Overall I was a little disappointed. The consistency didn't change, there doesn't seem to be enough chocolate in a Snickers bar to get it runny when it was molten. It went into a paste alright, but you'd have a hard time getting it on bread and certainly the vanilla ice cream slick thing wasn't going to happen.

So - onto my second subject:

There are countries in this world that don't have Bounty bars. For those deprived by the Mars Corporation of America (who, incidentally, made all of tonight's subjects), a Bounty bar is two tablets of coconut in a sugar gloop to keep it moist and then covered in milk chocolate. They also do a dark chocolate version, but it tastes like eating coconut-reared rabbit poo.

And in it goes. It didn't take long before the heady hot coconut smell was wafting out - after about 30 seconds or so I thought I'd give it the mush test. It passed:


I wasn't expecting much from the Bounty to be honest - I just fancied them when I was doing my shopping. It went into a paste as per the Snickers, and tasted pretty much like the uncooked version. Except it was so rich it was like I was mainlining it straight into my veins.

Onto the third subject. I'm kind of glad I restricted myself to three different chocolates in the end - by this point I was in a cold sweat and my mouth was dry, the sugar had sucked every last drop of moisture from my body. It was becoming clear that I couldn't take the final molten chocolate hit neat, I was going to have to cut it with something or be out for the count for the rest of the night. I chose... the humble banana.


Note that I'm holding the banana in a classic John Woo pose. Who doesn't? By the way, that God Amongst Directors site wouldn't let me vote for Ridley Scott, which seems a bit unfair. If people could vote for Scott he'd have walked it.

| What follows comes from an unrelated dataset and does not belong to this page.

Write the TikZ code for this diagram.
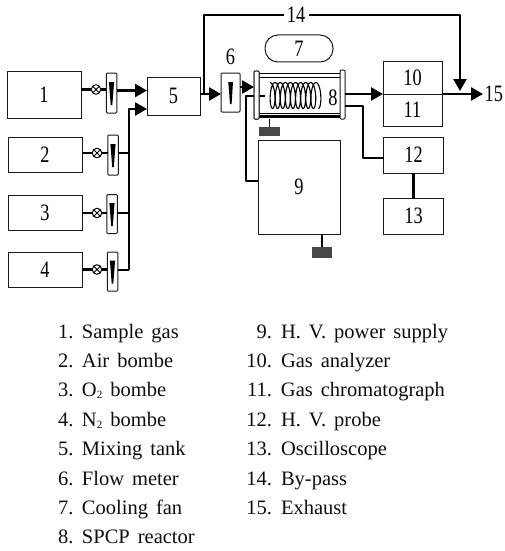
\documentclass[tikz,border=0pt]{standalone}
\usepackage{fontspec}
\setmainfont{Liberation Serif}
\newfontfamily\narrowdigits[FakeStretch=0.78]{Liberation Serif}
\usetikzlibrary{arrows.meta}
\newcommand{\lgA}[2]{\makebox[13pt][l]{#1}\hspace{11pt}\spaceskip=8pt\relax #2}
\newcommand{\lgB}[2]{\makebox[22pt][r]{#1}\hspace{9pt}\spaceskip=8pt\relax #2}
\newcommand{\subtwo}{\raisebox{-2pt}{\fontsize{11}{11}\selectfont 2}}
\tikzset{
  bx/.style={draw=black!90,line width=1pt,rectangle,inner sep=0pt,outer sep=0pt,fill=white,font=\narrowdigits\fontsize{23.5}{26}\selectfont},
  fm/.style={draw=black!90,line width=1pt,rectangle,rounded corners=1pt,inner sep=0pt,outer sep=0pt,fill=white},
  vlv/.style={draw=black,line width=1pt,circle,minimum size=9.5pt,inner sep=0pt,outer sep=0pt,fill=white,
    path picture={\draw[line width=0.9pt] (path picture bounding box.north west)--(path picture bounding box.south east)
      (path picture bounding box.north east)--(path picture bounding box.south west);}},
  pipe/.style={line width=2.6pt,line join=round},
  flow/.style={pipe,-{Triangle[length=12pt,width=13pt]}},
  wire/.style={line width=1.3pt},
  gnd/.style={rectangle,fill=black!72,inner sep=0pt,outer sep=0pt},
  lbl/.style={inner sep=0pt,outer sep=0pt,font=\narrowdigits\fontsize{23.5}{26}\selectfont},
  lg/.style={inner sep=0pt,outer sep=0pt,anchor=base west,font=\fontsize{20.5}{24}\selectfont,text=black!95},
}
\newcommand{\pointer}[1]{\fill[black] ([shift={(-2.6,-11)}]#1.center) -- ([shift={(2.6,-11)}]#1.center) -- ([shift={(0.8,12)}]#1.center) -- ([shift={(-0.8,12)}]#1.center) -- cycle;}
\begin{document}
\begin{tikzpicture}[x=1pt,y=-1pt]
\useasboundingbox (0,0) rectangle (504,551);
% source boxes
\node[bx,minimum width=74,minimum height=47] (b1) at (44,94.5) {1};
\node[bx,minimum width=74,minimum height=35] (b2) at (45,154.5) {2};
\node[bx,minimum width=74,minimum height=35] (b3) at (45,212.5) {3};
\node[bx,minimum width=74,minimum height=35] (b4) at (45,269.5) {4};
% flow meters
\node[fm,minimum width=10.5,minimum height=40] (f1) at (111.5,93) {};
\node[fm,minimum width=10.5,minimum height=40] (f2) at (113,155) {};
\node[fm,minimum width=10.5,minimum height=39] (f3) at (112,214) {};
\node[fm,minimum width=10.5,minimum height=39] (f4) at (112.5,271.5) {};
\node[fm,minimum width=19,minimum height=39] (f6) at (230.5,92.5) {};
\pointer{f1}\pointer{f2}\pointer{f3}\pointer{f4}
\fill[black] (228.3,82) -- (233,82) -- (231.6,104) -- (230,104) -- cycle;
% valves
\coordinate (a1) at (96,89.5);
\coordinate (a2) at (97,153);
\coordinate (a3) at (97,213);
\coordinate (a4) at (97,269.5);
\foreach \i in {1,2,3,4}{
  \draw[pipe] (b\i.east |- a\i) -- (f\i.west |- a\i);
  \node[vlv] (v\i) at (a\i) {};
}
% mixing tank
\node[bx,minimum width=53,minimum height=38] (b5) at (173.5,96) {5};
\coordinate (bus4) at (129,270);
\coordinate (bus2) at (129,153);
\coordinate (bus3) at (129,213);
\coordinate (busTop) at (129,109);
\draw[flow] (f1.east |- 0,90.5) -- (b5.west |- 0,90.5);
\draw[flow] (bus4) -- (busTop) -- (b5.west |- busTop);
\draw[pipe] (f2.east |- bus2) -- (bus2);
\draw[pipe] (f3.east |- bus3) -- (bus3);
\draw[pipe] (f4.east |- bus4) -- (bus4);
% bypass
\coordinate (by0) at (204,94);
\coordinate (by1) at (204,15);
\coordinate (by2) at (460,15);
\coordinate (byEnd) at (460,91);
\coordinate (by14a) at (284,15);
\coordinate (by14b) at (309,15);
\draw[flow] (b5.east |- by0) -- (f6.west |- by0);
\node[lbl] (n14) at (296,15) {14};
\node[lbl] (n6) at (230.5,57) {6};
\draw[pipe] (by0) -- (by1) -- (by14a);
\draw[flow] (by14b) -- (by2) -- (byEnd);
% fan
\node[bx,rounded corners=13pt,minimum width=68,minimum height=27] (b7) at (299,48.5) {7};
% reactor
\node[fm,minimum width=5,minimum height=48] (fl) at (256.5,95) {};
\node[fm,minimum width=5,minimum height=49] (fr) at (342.5,94.5) {};
\draw[line width=1.7pt] (fl.east |- 0,73.5) -- (fr.west |- 0,73.5);
\draw[line width=0.8pt] (fl.east |- 0,77) -- (fr.west |- 0,77);
\draw[line width=2.4pt] (fl.east |- 0,116.5) -- (fr.west |- 0,116.5);
\draw[line width=0.8pt] (fl.east |- 0,113.5) -- (fr.west |- 0,113.5);
\draw[line width=1.1pt,smooth,samples=260,domain=0:9.5*360,variable=\t]
  plot ({270+\t/360*5.1+3.6*sin(\t)},{95.5-13*cos(\t)});
\coordinate (coilL) at (265,96);
\node[lbl] (n8) at (333,98) {8};
\draw[flow] (f6.east |- 0,87) -- (fl.west |- 0,87);
% H.V. supply
\node[bx,minimum width=82,minimum height=94] (b9) at (299,187) {9};
\coordinate (wa) at (246,96);
\coordinate (wb) at (246,181);
\draw[pipe] (coilL) -- (wa) -- (wb) -- (b9.west |- wb);
\node[fm,minimum width=5,minimum height=48] at (256.5,95) {};
\node[gnd,minimum width=21,minimum height=9] (g1) at (269.5,131.5) {};
\draw[line width=0.9pt] (g1.north) -- (g1.north |- fl.south);
\node[gnd,minimum width=20,minimum height=11] (g2) at (322,252.5) {};
\draw[wire] (g2.north) -- (g2.north |- b9.south);
% analysers
\node[bx,minimum width=59,minimum height=32] (b10) at (412.5,78) {10};
\node[bx,minimum width=59,minimum height=32] (b11) at (412.5,110) {11};
\node[bx,minimum width=60,minimum height=36] (b12) at (413.5,155) {12};
\node[bx,minimum width=60,minimum height=36] (b13) at (413.5,216) {13};
\node[lbl,anchor=east] (n15) at (503,93.5) {15};
\coordinate (x15) at (483,94);
\draw[flow] (fr.east |- 0,94) -- (b10.south west);
\draw[flow] (b10.south east) -- (x15);
\coordinate (pa) at (363,106);
\coordinate (pb) at (363,158);
\draw[pipe] (fr.east |- pa) -- (pa) -- (pb) -- (b12.west |- pb);
\draw[pipe] (b12.south) -- (b13.north);
% legend
\node[lg] (l1) at (58,338) {\lgA{1.}{Sample gas}};
\node[lg] (l2) at (58,367.4) {\lgA{2.}{Air bombe}};
\node[lg] (l3) at (58,396.8) {\lgA{3.}{O\subtwo\ bombe}};
\node[lg] (l4) at (58,426.2) {\lgA{4.}{N\subtwo\ bombe}};
\node[lg] (l5) at (58,455.6) {\lgA{5.}{Mixing tank}};
\node[lg] (l6) at (58,485) {\lgA{6.}{Flow meter}};
\node[lg] (l7) at (58,514.4) {\lgA{7.}{Cooling fan}};
\node[lg] (l8) at (58,543.8) {\lgA{8.}{SPCP reactor}};
\node[lg] (l9) at (250,338) {\lgB{9.}{H. V. power supply}};
\node[lg] (l10) at (250,367.4) {\lgB{10.}{Gas analyzer}};
\node[lg] (l11) at (250,396.8) {\lgB{11.}{Gas chromatograph}};
\node[lg] (l12) at (250,426.2) {\lgB{12.}{H. V. probe}};
\node[lg] (l13) at (250,455.6) {\lgB{13.}{Oscilloscope}};
\node[lg] (l14) at (250,485) {\lgB{14.}{By-pass}};
\node[lg] (l15) at (250,514.4) {\lgB{15.}{Exhaust}};
\end{tikzpicture}
\end{document}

Anyway, getting back. For the chocolate - well, I'd left the best 'til last. Galaxy is Mar's superior answer to Cadbury's chocolate. Hazelnuts are to chocolate what Flakes are to ice cream. Put the two together and you get one of the greatest bars of chocolate known to mankind. We calls it -- "Galaxy Hazelnut":


Step one was to break off a slab and pop it in the microwave. This is what the microwave does to my video sender by the way:


Very annoying. Anyway, the Galaxy was by far and away the hardest to melt. Obviously all the impurities in the Snickers and the Bounty had absorbed the microwaves much better than pure chocolate - they caved in within seconds. The Galaxy took nearly two minutes to bring to this state:


The banana went on next - I sliced it to increase surface area...


... give it a bit of a stir...


... et voila. That was nice. But by the end of it I was feeling pretty dizzy and my teeth were dissolving. That hazelnut Galaxy will definitely microwave up good enough for ice cream though. One day soon, when my eyes start focusing again.